Parallelizing pixel value assignment?

I am currently trying to assign pixel value from one image to another image this operation seemed to be taking longer time when iterating through nested for loop, any idea as to how to do the same operation using cuda kernels and opencv matrix. Here is the piece of code that I’m trying to parallelize,

double radius = frame.rows/2;
double arcLength = 2.0*CV_PI*radius;
Mat dst(radius,arcLength,CV_8UC3,Scalar::all(0));
cv::Point cent(frame.cols/2, frame.rows/2);

for(double y=0; y < radius; y++){
   for(double x=0; x < arcLength; x++){
      int xT = (int)round((double)cent.x + (y) * cos( 2*CV_PI*(x/ arcLength)));
      int yT = (int)round((double)cent.y + (y) * sin( 2*CV_PI*(x/ arcLength)));
      Point cur_pos = Point(x,radius-y-1);
      dst.at < Vec3b > (Point(x,radius-y-1)) = frame.at < Vec3b > (Point(xT,yT));
 }
}

I would like to move this block of code to device memory and perform the calculations there in order to achieve speed up. Any help would be appreciated. Thanks.

Unless your data is already resident on the GPU, and the images are sufficiently large to make good use of the GPU’s massive parallelism, simply porting to the GPU may not do much good.

It seems unlikely that you need double computation. Consider using float instead.

You are computing sin() and cos() of the same angle. Use sincos() instead. Better yet, since the code computes sin (PI * <expression>), use sincospi().

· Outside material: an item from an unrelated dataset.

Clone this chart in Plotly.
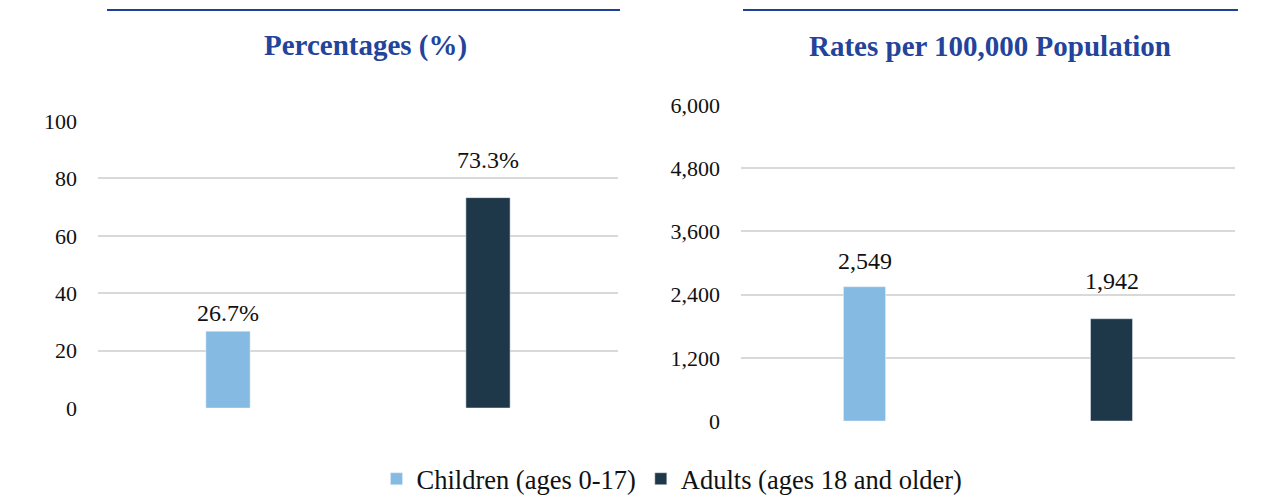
import plotly.graph_objects as go

categories = ["Children (ages 0-17)", "Adults (ages 18 and older)"]
percentages = [26.7, 73.3]
rates = [2549, 1942]
pct_labels = ["26.7%", "73.3%"]
rate_labels = ["2,549", "1,942"]
pct_ticks = [0, 20, 40, 60, 80, 100]
rate_ticks = [0, 1200, 2400, 3600, 4800, 6000]
panel_titles = ["Percentages (%)", "Rates per 100,000 Population"]

colors = ["#85BBE3", "#1F3849"]
# page body has an 8px margin; size the figure so the page is exactly 1270x499
OFF = 8
W, H = 1270 - OFF, 499 - OFF
MB = 50                      # bottom margin reserved for the legend
PH = H - MB                  # paper height in px
FONT = "Liberation Serif, Times New Roman, serif"
TITLE_BLUE = "#23449A"
TXT = "#111111"

def px(x):
    return (x - OFF) / W

def py(y):
    return 1 - (y - OFF) / PH

fig = go.Figure()
for i, cat in enumerate(categories):
    fig.add_trace(go.Bar(x=[cat], y=[percentages[i]], name=cat, marker_color=colors[i],
                         width=0.17, xaxis="x", yaxis="y", legendgroup=cat, showlegend=True,
                         hoverinfo="skip"))
    fig.add_trace(go.Bar(x=[cat], y=[rates[i]], name=cat, marker_color=colors[i],
                         width=0.17, xaxis="x2", yaxis="y2", legendgroup=cat, showlegend=False,
                         hoverinfo="skip"))

# data labels (Excel-style offsets above bar tops)
pct_shift = [18, 38]
rate_shift = [26, 38]
annotations = []
for i, cat in enumerate(categories):
    annotations.append(dict(x=cat, y=percentages[i], xref="x", yref="y", text=pct_labels[i],
                            showarrow=False, yshift=pct_shift[i], font=dict(size=24, color=TXT)))
    annotations.append(dict(x=cat, y=rates[i], xref="x2", yref="y2", text=rate_labels[i],
                            showarrow=False, yshift=rate_shift[i], font=dict(size=24, color=TXT)))

annotations.append(dict(x=px(365), y=py(46), xref="paper", yref="paper", xanchor="center",
                        yanchor="middle", text="<b>%s</b>" % panel_titles[0], showarrow=False,
                        font=dict(size=29, color=TITLE_BLUE)))
annotations.append(dict(x=px(990), y=py(46), xref="paper", yref="paper", xanchor="center",
                        yanchor="middle", text="<b>%s</b>" % panel_titles[1], showarrow=False,
                        font=dict(size=29, color=TITLE_BLUE)))

shapes = [
    dict(type="line", xref="paper", yref="paper", x0=px(107), x1=px(620), y0=py(10), y1=py(10),
         line=dict(color="#1F3F99", width=2)),
    dict(type="line", xref="paper", yref="paper", x0=px(743), x1=px(1238), y0=py(10), y1=py(10),
         line=dict(color="#1F3F99", width=2)),
]

axis_common = dict(showgrid=True, gridcolor="#D9D9D9", gridwidth=2, zeroline=False,
                   showline=False, ticks="", tickfont=dict(size=22, color=TXT),
                   ticklabelstandoff=20, fixedrange=True, automargin=False)

fig.update_layout(
    width=W, height=H, autosize=False,
    margin=dict(l=0, r=0, t=0, b=MB, pad=0),
    paper_bgcolor="white", plot_bgcolor="white",
    font=dict(family=FONT, color=TXT),
    barmode="overlay",
    showlegend=True,
    legend=dict(orientation="h", x=(672 - OFF) / W, xanchor="center", xref="container",
                y=1 - (479 - OFF) / H, yanchor="middle", yref="container",
                font=dict(size=26.5, color=TXT), itemwidth=30, bgcolor="rgba(0,0,0,0)"),
    xaxis=dict(domain=[px(98), px(618)], showticklabels=False, showgrid=False, zeroline=False,
               categoryorder="array", categoryarray=categories, fixedrange=True, automargin=False),
    yaxis=dict(domain=[py(408), py(121)], range=[0, 100], tickvals=pct_ticks, anchor="x",
               **axis_common),
    xaxis2=dict(domain=[px(741), px(1235)], showticklabels=False, showgrid=False, zeroline=False,
                categoryorder="array", categoryarray=categories, anchor="y2", fixedrange=True,
                automargin=False),
    yaxis2=dict(domain=[py(421), py(105)], range=[0, 6000], tickvals=rate_ticks,
                ticktext=[f"{v:,}" for v in rate_ticks], anchor="x2", **axis_common),
    annotations=annotations,
    shapes=shapes,
)

fig.write_html("out.html", config={"displayModeBar": False})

Avoid expensive divisions in the innermost loop. Precompute the reciprocal of arcLength once and multiply inside the loop.

Do you need to use the round() function? I am guessing the answer is “yes”, to prevent artifacts caused by round-to-nearest-or-even (4.5 → 4, 5.5 → 6). If that’s not the case, try rint() instead.

Have you profiled this code? Despite the trig function computation and divisions in the innermost loop, it may be limited by memory bandwidth.

Are you compiling the CPU code with maximum optimization and vectorization enabled? The code structure seems simple enough that autovectorization should apply?

@njuffa how to compile with maximum optimization and vectorization enabled?

The documentation of your tool chain should tell you that.

@njuffa sorry if it’s trivial, what does tool chain mean here in this context?

Your compiler with accompanying libraries and utilities.